Wie viel schöner klingt doch das Wort „Kunstliebhaber“ im Vergleich zu „Investor“ oder dem schnöden „Käufer“. Die Aura von Leidenschaft, Hingabe und Liebe verbindet sich nun mal schwer mit dem blutleeren Begriff „Kunsthandel“. Lieber verlieben wir uns hoffnungslos in die umstrittene neue Arbeit des neuesten Sterns am Kunsthimmel. Insofern agieren (manche) Galerien wie eine Dating-App der Kunst. Und wie bei „Tinder“ kann das Objekt der Begierde dabei schnell mal wechseln. Das heizt den Markt an und bringt Bewegung in die Szene. Nichts ist schlimmer, als Stillstand. Wer wettbewerbsfähig bleiben will, muss Schritt halten mit einem immer schneller werdenden gesellschaftlichen Wandel, der jeden Lebensbereich umfasst und in dem Kunst ihren vielleicht prägnantesten Ausdruck findet.
Die Künstler*innen selber müssen noch mehr als das. Sie sollten ihrer Zeit voraus sein. Das war allerdings schon immer so, nur in Zeiten, in denen die Zeit selbst auf Speed ist, ist das noch ein bisschen schwieriger geworden. Natürlich ist Gegenwartskunst immer ein Spiegel unserer Zeit, aber der Innovationszwang in der Kunst bringt immer wieder Künstler*innen und Konzepte zum Vorschein, die alle Konventionen sprengen, ganz neue Perspektiven einnehmen und gewohnte Denkmuster infrage stellen. Das geschah zu Van Goghs Zeiten alle hundert Jahre. Heute wird das wöchentlich erwartet. Die Welt lechzt nach Neuem, um den nächsten Hype zu verkünden.

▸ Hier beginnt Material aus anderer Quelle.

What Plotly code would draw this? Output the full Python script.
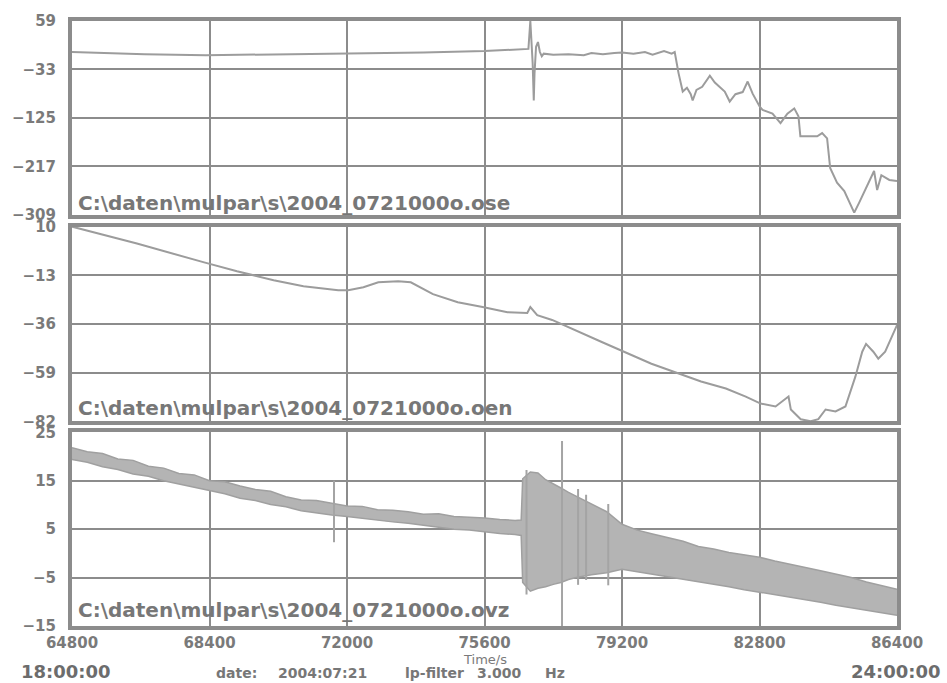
import plotly.graph_objects as go

# ---------------- data ----------------
# panel 1 (file ...o.ose)
t1 = [64800, 65600, 66700, 68300, 69800, 72000, 74000, 75600, 76400, 76750, 76800, 76830, 76860,
      76890, 76910, 76950, 77000, 77050, 77100, 77150, 77400, 77800, 78200, 78400, 78700, 79000,
      79200, 79500, 79800, 80000, 80300, 80500, 80580, 80680, 80790, 80900, 81000, 81050, 81150,
      81300, 81500, 81630, 81890, 82020, 82170, 82360, 82490, 82620, 82800, 82880, 83140, 83350,
      83530, 83710, 83820, 83870, 84050, 84310, 84440, 84570, 84650, 84830, 85020, 85150, 85280,
      85410, 85620, 85800, 85880, 85990, 86200, 86400]
v1 = [0, -2, -4, -6, -5, -3, -1, 2, 4, 6, 59, 20, -20,
      -92, -40, 10, 19, 0, -8, -3, -5, -4, -6, -2, -4, -2,
      -1, -3, 0, -5, 2, -3, 0, -40, -75, -68, -80, -92, -72,
      -66, -45, -58, -75, -94, -80, -76, -56, -79, -103, -110, -117, -135,
      -117, -107, -122, -160, -160, -160, -154, -164, -220, -248, -264, -286, -305,
      -286, -254, -226, -262, -234, -243, -245]

# panel 2 (file ...o.oen)
t2 = [64800, 66500, 68260, 69120, 70080, 70860, 71770, 72030, 72430, 72820, 73340, 73670, 74250,
      74900, 75550, 76200, 76720, 76800, 76980, 77370, 78670, 79970, 81270, 81920, 82440, 82830,
      83220, 83560, 83620, 83880, 84140, 84340, 84530, 84790, 85050, 85310, 85490, 85590, 85780,
      85910, 86090, 86400]
v2 = [10, 2, -6.9, -11.1, -15.3, -18.2, -20.0, -20.0, -18.6, -16.3, -15.8, -16.3, -21.9,
      -25.7, -28.0, -30.4, -30.8, -28.0, -31.8, -34.1, -44.5, -54.8, -63.2, -66.5, -70.3, -73.6,
      -75.0, -70.3, -76.4, -81.0, -82.0, -81.0, -76.4, -77.3, -75.0, -60.9, -49.1, -45.4, -49.1,
      -52.4, -49.1, -36.5]

# panel 3 (file ...o.ovz): upper / lower envelope of the dense trace
t3 = [64800, 65200, 65600, 66000, 66400, 66800, 67200, 67600, 68000, 68400, 68800, 69200, 69600,
      70000, 70400, 70800, 71200, 71600, 72000, 72400, 72800, 73200, 73600, 74000, 74400, 74800,
      75200, 75600, 76000, 76400, 76560, 76600, 76800, 77000, 77200, 77400, 77600, 77800, 78000,
      78400, 78800, 79200, 79600, 80000, 80400, 80800, 81200, 81600, 82000, 82400, 82800, 83200,
      83600, 84000, 84400, 84800, 85200, 85600, 86000, 86400]
hi3 = [21.8, 21.0, 20.6, 19.5, 19.2, 18.0, 17.6, 16.5, 16.2, 15.0, 14.8, 13.9, 13.2,
       12.8, 11.7, 11.0, 10.9, 10.3, 9.8, 9.7, 9.0, 8.9, 8.6, 8.1, 8.2, 7.6,
       7.5, 7.3, 7.0, 6.8, 6.9, 15.4, 16.8, 16.6, 15.2, 14.4, 13.5, 12.6, 11.8,
       10.2, 8.6, 6.0, 4.8, 4.0, 3.2, 2.5, 1.4, 0.9, 0.2, -0.3, -0.8, -1.6,
       -2.2, -2.9, -3.6, -4.3, -5.0, -5.9, -6.6, -7.4]
lo3 = [19.4, 18.8, 17.9, 17.3, 16.4, 15.9, 15.0, 14.3, 13.7, 12.9, 12.3, 11.4, 10.9,
       10.1, 9.6, 8.8, 8.3, 7.9, 7.6, 7.2, 6.8, 6.5, 6.2, 5.8, 5.5, 5.0,
       4.8, 4.4, 4.1, 3.9, 3.7, -6.0, -7.8, -7.2, -6.9, -6.4, -6.0, -5.4, -5.0,
       -4.4, -4.0, -3.3, -3.8, -4.4, -4.9, -5.3, -5.8, -6.4, -6.9, -7.5, -8.0, -8.6,
       -9.1, -9.6, -10.1, -10.7, -11.2, -11.8, -12.3, -12.8]
# isolated spikes in panel 3
spike_t = [71660, 76700, 77630, 78050, 78260, 78840]
spike_lo = [2.3, -8.5, -15.0, -6.5, -5.5, -6.6]
spike_hi = [15.0, 17.2, 23.2, 13.3, 12.1, 10.2]

# axes
xticks = [64800, 68400, 72000, 75600, 79200, 82800, 86400]
yticks1 = [59, -33, -125, -217, -309]
yticks2 = [10, -13, -36, -59, -82]
yticks3 = [25, 15, 5, -5, -15]
labels = ["C:\\daten\\mulpar\\s\\2004_0721000o.ose",
          "C:\\daten\\mulpar\\s\\2004_0721000o.oen",
          "C:\\daten\\mulpar\\s\\2004_0721000o.ovz"]

# ---------------- figure ----------------
LINE = "#9c9c9c"
GRID = "#8c8c8c"
TXT = "#7a7a7a"
FONT = "DejaVu Sans"

fig = go.Figure()
fig.add_trace(go.Scatter(x=t1, y=v1, mode="lines", line=dict(color=LINE, width=2),
                         xaxis="x", yaxis="y", showlegend=False))
fig.add_trace(go.Scatter(x=t2, y=v2, mode="lines", line=dict(color=LINE, width=2),
                         xaxis="x2", yaxis="y2", showlegend=False))
fig.add_trace(go.Scatter(x=t3, y=lo3, mode="lines", line=dict(color="#a0a0a0", width=1.5),
                         xaxis="x3", yaxis="y3", showlegend=False))
fig.add_trace(go.Scatter(x=t3, y=hi3, mode="lines", line=dict(color="#a0a0a0", width=1.5),
                         fill="tonexty", fillcolor="#b4b4b4",
                         xaxis="x3", yaxis="y3", showlegend=False))
sx, sy = [], []
for t, lo, hi in zip(spike_t, spike_lo, spike_hi):
    sx += [t, t, None]
    sy += [lo, hi, None]
fig.add_trace(go.Scatter(x=sx, y=sy, mode="lines", line=dict(color="#a4a4a4", width=2),
                         xaxis="x3", yaxis="y3", showlegend=False))

tickfont = dict(family=FONT, size=15, color=TXT, weight="bold")


def xax(anchor, show):
    return dict(range=[64800, 86400], tickvals=xticks, ticktext=[str(v) for v in xticks],
                showticklabels=show,
                showgrid=True, gridcolor=GRID, gridwidth=2, zeroline=False,
                showline=True, mirror=True, linewidth=4, linecolor=GRID,
                ticks="", tickfont=tickfont, anchor=anchor)


def yax(rng, vals, dom, anchor):
    return dict(range=rng, tickvals=vals, domain=dom, showgrid=True, gridcolor=GRID,
                gridwidth=2, zeroline=False, showline=True, mirror=True, linewidth=4,
                linecolor=GRID, ticks="outside", ticklen=9, tickcolor="rgba(0,0,0,0)",
                tickfont=tickfont, anchor=anchor)


fig.update_layout(
    width=947, height=683,
    margin=dict(l=67, r=50, t=17, b=57),
    paper_bgcolor="white", plot_bgcolor="white",
    xaxis=xax("y", False),
    xaxis2=xax("y2", False),
    xaxis3=xax("y3", True),
    yaxis=yax([-309, 59], yticks1, [0.6798, 1.0], "x"),
    yaxis2=yax([-82, 10], yticks2, [0.3383, 0.6601], "x2"),
    yaxis3=yax([-15, 25], yticks3, [0.0, 0.3202], "x3"),
)

ann = []
for lab, yp in zip(labels, [0.6995, 0.3596, 0.0263]):
    ann.append(dict(text=lab, x=(71 - 67) / 830, y=yp, xref="paper", yref="paper",
                    xanchor="left", yanchor="middle", showarrow=False,
                    font=dict(family=FONT, size=20, color="#777777", weight="bold")))

foot = dict(family=FONT, size=14, color="#777777", weight="bold")
ann.append(dict(text="Time/s", x=(482 - 67) / 830, y=(626 - 660) / 609, xref="paper", yref="paper",
                xanchor="center", yanchor="middle", showarrow=False,
                font=dict(family=FONT, size=13, color=TXT)))
for txt, px in [("date:", 210), ("2004:07:21", 272), ("lp-filter", 400), ("3.000", 472), ("Hz", 541)]:
    ann.append(dict(text=txt, x=(px - 67) / 830, y=(626 - 673) / 609, xref="paper", yref="paper",
                    xanchor="left", yanchor="middle", showarrow=False, font=foot))
ann.append(dict(text="18:00:00", x=(14 - 67) / 830, y=(626 - 672) / 609, xref="paper", yref="paper",
                xanchor="left", yanchor="middle", showarrow=False,
                font=dict(family=FONT, size=18, color="#6c6c6c", weight="bold")))
ann.append(dict(text="24:00:00", x=(943 - 67) / 830, y=(626 - 672) / 609, xref="paper", yref="paper",
                xanchor="right", yanchor="middle", showarrow=False,
                font=dict(family=FONT, size=18, color="#6c6c6c", weight="bold")))
fig.update_layout(annotations=ann)

fig.write_html("out.html", config={"displayModeBar": False},
               post_script="document.body.style.margin='0';document.body.style.padding='0';")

Kann dabei gute Kunst entstehen? Ja, tatsächlich. Wie in der Musik, die unendlich viele Variationen kennt, ermöglicht auch die bildende Kunst immer neue Werke von hoher künstlerischer Qualität. Kunst ist weder durch die autokratische Macht des Marktes noch durch die Highspeed-Mentalität unserer Gesellschaft auszulöschen. Natürlich begünstigt Letzteres die Produktion von Kunst-Surrogat, das sich leider oft ebenso gut verkaufen lässt wie ein Fast-Food-Burger, aber es gibt sie noch, die Künstler*innen, die sich die Zeit nehmen zu reifen, bis sie zu den wirklich Guten gehören. Und ja, es gibt auch die Galerist*innen, die ihnen diese Zeit lassen und die Sammler*innen, die vor dieser Kunst verharren und sich viele Jahre an ihr erfreuen. Einfach so.